Kita sebagai orang dewasa dapat memandu agar proses berpikir mereka tetap berjalan dengan memantik tanggapan mereka akan sebuah topik atau permasalahan. Kemudian mengarahkan mereka pada rencana tindakan atau alternatif solusi dan memadu padankan dengan regulasi emosi. Tumbuhkan kebiasaan pada remaja bahwa kita harus berpikir untuk menjaga eksistensi diri dalam kehidupan seperti filosofi Rene Descartes, cogito ergo sum (aku berpikir maka aku ada).
Racikan logika, rasional dan perasaan dengan porsi yang pas akan menjadikan remaja untuk rajin mengolah pikiran dalam menanggapi sebuah fenomena. Di sisi lain, remaja yang terbiasa menggunakan ketiganya dalam kehidupan sehari-hari, dapat mengambil pilihan hidup yang bijak agar tidak terjebak dalam bandwagon effect. Tren tidak dapat kita antisipasi, karena bagaikan letusan gunung yang tak terprediksi. Namun kita dapat mengajak remaja untuk menanggapi atau meresponnya dengan kepala dingin agar mereka bertumbuh dan memekarkan diri sesuai dengan usianya di jalur yang benar. Memetik harapan dari YB. Mangunwijaya terhadap remaja, menginginkan remaja menjadi agen perubahan yang aktif dalam masyarakat, tidak hanya pasif penerima kebijakan, memiliki moralitas yang baik, mengembangkan diri dan beradaptasi dengan perubahan zaman sehingga dapat berkontribusi positif untuk bangsa dan negara.

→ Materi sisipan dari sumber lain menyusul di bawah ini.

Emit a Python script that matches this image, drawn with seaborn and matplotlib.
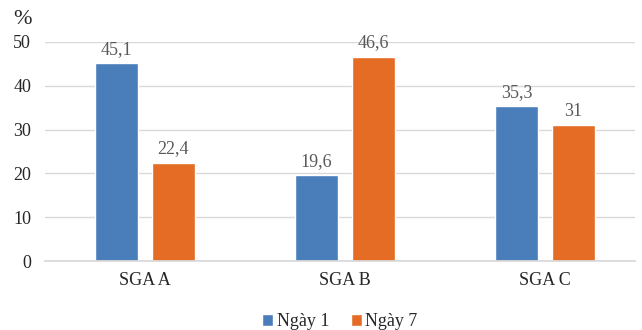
import matplotlib
matplotlib.use("Agg")
import matplotlib.pyplot as plt
import seaborn as sns
import pandas as pd

groups = ["SGA A", "SGA B", "SGA C"]
series = ["Ngày 1", "Ngày 7"]
day1 = [45.1, 19.6, 35.3]
day7 = [22.4, 46.6, 31.0]
labels_day1 = ["45,1", "19,6", "35,3"]
labels_day7 = ["22,4", "46,6", "31"]
yticks = [0, 10, 20, 30, 40, 50]

df = pd.DataFrame({
    "group": groups * 2,
    "series": [series[0]] * 3 + [series[1]] * 3,
    "value": day1 + day7,
})

sns.set_theme(style="white")
plt.rcParams["font.family"] = ["Liberation Serif", "DejaVu Serif"]

fig = plt.figure(figsize=(6.42, 3.30), dpi=100)
ax = fig.add_axes([45 / 642, 69 / 330, 590 / 642, 219 / 330])

palette = {"Ngày 1": "#4a7ebb", "Ngày 7": "#e46c25"}
sns.barplot(data=df, x="group", y="value", hue="series", palette=palette,
            width=0.57, gap=0.23, saturation=1, ax=ax, legend=True)

for container, labs in zip(ax.containers, [labels_day1, labels_day7]):
    ax.bar_label(container, labels=labs, padding=4, fontsize=13, color="#595959")

ax.set_ylim(0, 50)
ax.set_xlim(-0.5, 2.45)
ax.set_yticks(yticks)
ax.yaxis.grid(True, color="#d9d9d9", linewidth=1)
ax.set_axisbelow(True)
for s in ["top", "right", "left"]:
    ax.spines[s].set_visible(False)
ax.spines["bottom"].set_color("#d9d9d9")
ax.tick_params(axis="both", length=0, labelsize=13, colors="#262626")
ax.tick_params(axis="y", pad=10)
ax.tick_params(axis="x", pad=8)
ax.set_xlabel("")
ax.set_ylabel("")

fig.text(13 / 642, 1 - 19 / 330, "%", fontsize=16, color="#262626", va="center", ha="left")

ax.legend(loc="upper center", bbox_to_anchor=(0.5, -0.165), ncol=2, frameon=False,
          fontsize=13, handlelength=0.6, handleheight=0.6, handletextpad=0.2,
          columnspacing=1.2, labelcolor="#262626")

fig.savefig("out.png", dpi=100)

Meracik logika, rasional dan perasaan ini akan melahirkan sebuah kesadaran baru untuk mengupayakan remaja hidup sejahtera (wellbeing) secara fisik dan psikisnya. Kesadaran ini sebagai langkah pencegahan remaja mengalami stress atau gangguan kepribadian. Dilansir dari artikel di situs resmi WHO menyebutkan angka yang cukup mengejutkan bahwa remaja masa kini mengalami beberapa gangguan. Berikut data WHO mengenai kesehatan mental remaja yang dipublikasikan pada Oktober 2024:
Jenis Gangguan | Rentang Usia | Prosentase |
Gangguan kecemasan | 10-14 tahun | 4,4 % |
15-19 tahun | 5,5 % | |
Depresi | 10-14 tahun | 1,4 % |
15-19 tahun | 3,5 % | |
Gangguan perilaku (ADHD) | 10-14 tahun | 2,9 % |
15-19 tahun | 2,2 % | |
Gangguan perilaku
(merusak dan menantang) |
10-14 tahun | 3,5 % |
15-19 tahun | 1,9 % | |
Gangguan makan | 10-14 tahun | 0,1 % |
15-19 tahun | 0,4 % | |
Psikosis | 15-19 tahun | 0,1 % |
Penggunaan alkohol | 15-19 tahun | 22 % |
Data di atas seakan menyiratkan bahwa remaja kita saat ini perlu wawasan tentang bagaimana merawat cara berpikir dan bertindak untuk mengupayakan hidup yang sejahtera, sehat dan positif. Sudah saatnya bagi kita melakukan pembaharuan dalam pendampingan para remaja. Mengajak mereka berpikir dengan logika, mengambil tindakan secara rasional dan melakukan dengan hati yang berbudi. Selamat berjuang untuk orangtua, guru dan komunitas pendamping remaja!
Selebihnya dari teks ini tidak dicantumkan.